Georgetown Law
Georgetown Law Library

CALS Asylum Case Research Guide

How to research asylum cases and track human rights conditions by country.

U.S. Immigration: Research Unit

This research office of U.S. Asylum Officers and Refugee Adjudicators is responsible for collection, production and distribution of materials on global human rights conditions. RIC is located at 20 Massachusetts Avenue, NW. It is technically not open to the public, but in practice, it permits representatives of asylum applicants to visit by appointment. To make an appointment, call 202-272-1609.

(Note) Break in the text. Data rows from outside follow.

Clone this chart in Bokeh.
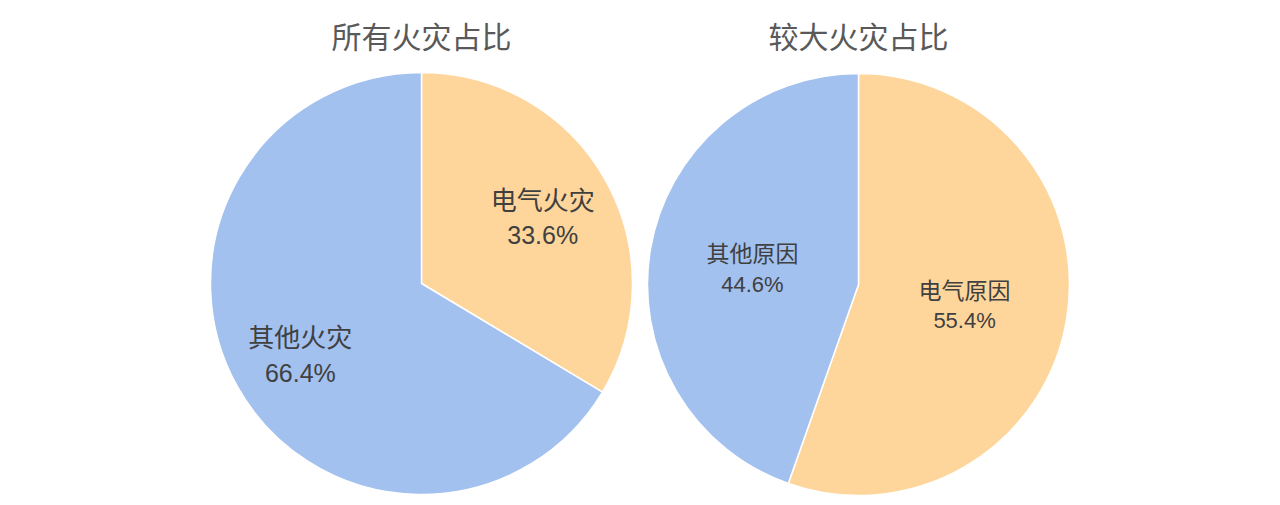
import numpy as np
from bokeh.plotting import figure
from bokeh.models import Range1d
from bokeh.core.properties import value
from bokeh.embed import file_html
from bokeh.resources import INLINE

# ---- data ----
titles = ["所有火灾占比", "较大火灾占比"]
all_fire_labels = ["电气火灾", "其他火灾"]
all_fire_values = [33.6, 66.4]
big_fire_labels = ["电气原因", "其他原因"]
big_fire_values = [55.4, 44.6]

# ---- style ----
COLORS = ["#FED69B", "#A2C1EF"]
W, H = 1280, 505
CJK = "Noto Sans CJK SC"
LATIN = "Liberation Sans"

p = figure(width=W, height=H, output_backend="svg", toolbar_location=None,
           x_range=Range1d(0, W), y_range=Range1d(0, H), min_border=0,
           tools="")
p.xaxis.visible = False
p.yaxis.visible = False
p.grid.visible = False
p.outline_line_color = None
p.background_fill_color = "white"
p.border_fill_color = "white"

pies = [
    dict(cx=421, cy=222, r=211, labels=all_fire_labels, values=all_fire_values,
         title=titles[0], lf=0.66, fs_cjk=26, fs_num=25, gap=37),
    dict(cx=858, cy=221, r=211, labels=big_fire_labels, values=big_fire_values,
         title=titles[1], lf=0.51, fs_cjk=23, fs_num=22, gap=32),
]

for pie in pies:
    vals = np.array(pie["values"], dtype=float)
    frac = vals / vals.sum()
    cum_end = np.cumsum(frac) * 2 * np.pi
    cum_start = cum_end - frac * 2 * np.pi
    mid = (cum_start + cum_end) / 2
    p.wedge(x=pie["cx"], y=pie["cy"], radius=pie["r"],
            start_angle=list(np.pi / 2 - cum_end),
            end_angle=list(np.pi / 2 - cum_start),
            direction="anticlock",
            fill_color=COLORS, line_color="white", line_width=1.5)
    rr = pie["lf"] * pie["r"]
    lx = pie["cx"] + rr * np.sin(mid)
    ly = pie["cy"] + rr * np.cos(mid) - 2
    g = pie["gap"] / 2
    p.text(x=list(lx), y=list(ly + g), text=pie["labels"],
           text_font=value(CJK), text_font_size=f"{pie['fs_cjk']}px",
           text_color="#404040", text_align="center", text_baseline="middle")
    pct = [f"{v:.1f}%" for v in pie["values"]]
    p.text(x=list(lx), y=list(ly - g), text=pct,
           text_font=value(LATIN), text_font_size=f"{pie['fs_num']}px",
           text_color="#404040", text_align="center", text_baseline="middle")
    p.text(x=[pie["cx"]], y=[H - 34], text=[pie["title"]],
           text_font=value(CJK), text_font_size="30px",
           text_color="#595959", text_align="center", text_baseline="middle")

open("out.html", "w").write(file_html(p, INLINE))
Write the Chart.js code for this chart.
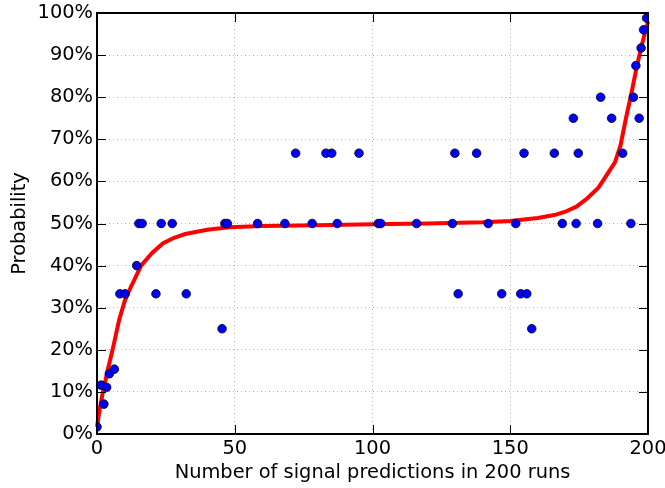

They produce excellent reports sometimes found on the Department of Homeland Security web site which is difficult to navigate. This link list most reports from before 2005. Later reports are not provided. Their onsite collection includes reports, periodicals and yearbooks by all of the major human rights groups; the manuals for Asylum Officers training courses; boxes on particular subjects such as "homosexuals" and "gender issues;" and very detailed country conditions information organized by country such as:

  • Index Media Reviews, produced by the Canadian government. These current media reports on several countries are downloaded weekly from Nexis.
  • Newspapers and magazines on human rights conditions in many countries and regions. The most recent issues may not yet have been shelved, so ask for help.
  • For each country, a book called "A Country Study" (e.g., "Angola: A Country Study"), which, although outdated for country conditions, includes good information on what groups and nationalities exist in the country and is therefore useful in making claims of persecution based on nationality .
  • Boxes for each country with very detailed published information about human rights abuses.  Recent cables from US Embassies containing information relevant for asylum cases may will be in the country box.
  • Latest State Department updates of "country condition profiles," and this may be the only place in the country where they are available. Even those that eventually make it to the Refworld come here long before they are on Refworld.

They are neutral between USCIS Counsel and applicants' representatives.  Be polite with RIC staff and respect their need to do their own work even though they may be willing to answer your questions.  RIC staff prefer non-adversarial questions to staff members. It is more appropriate to ask "Do you have some materials on guerrilla movements in Peru?" not "How could I argue that my client's brief participation in a guerrilla movement in Peru should not bar asylum?"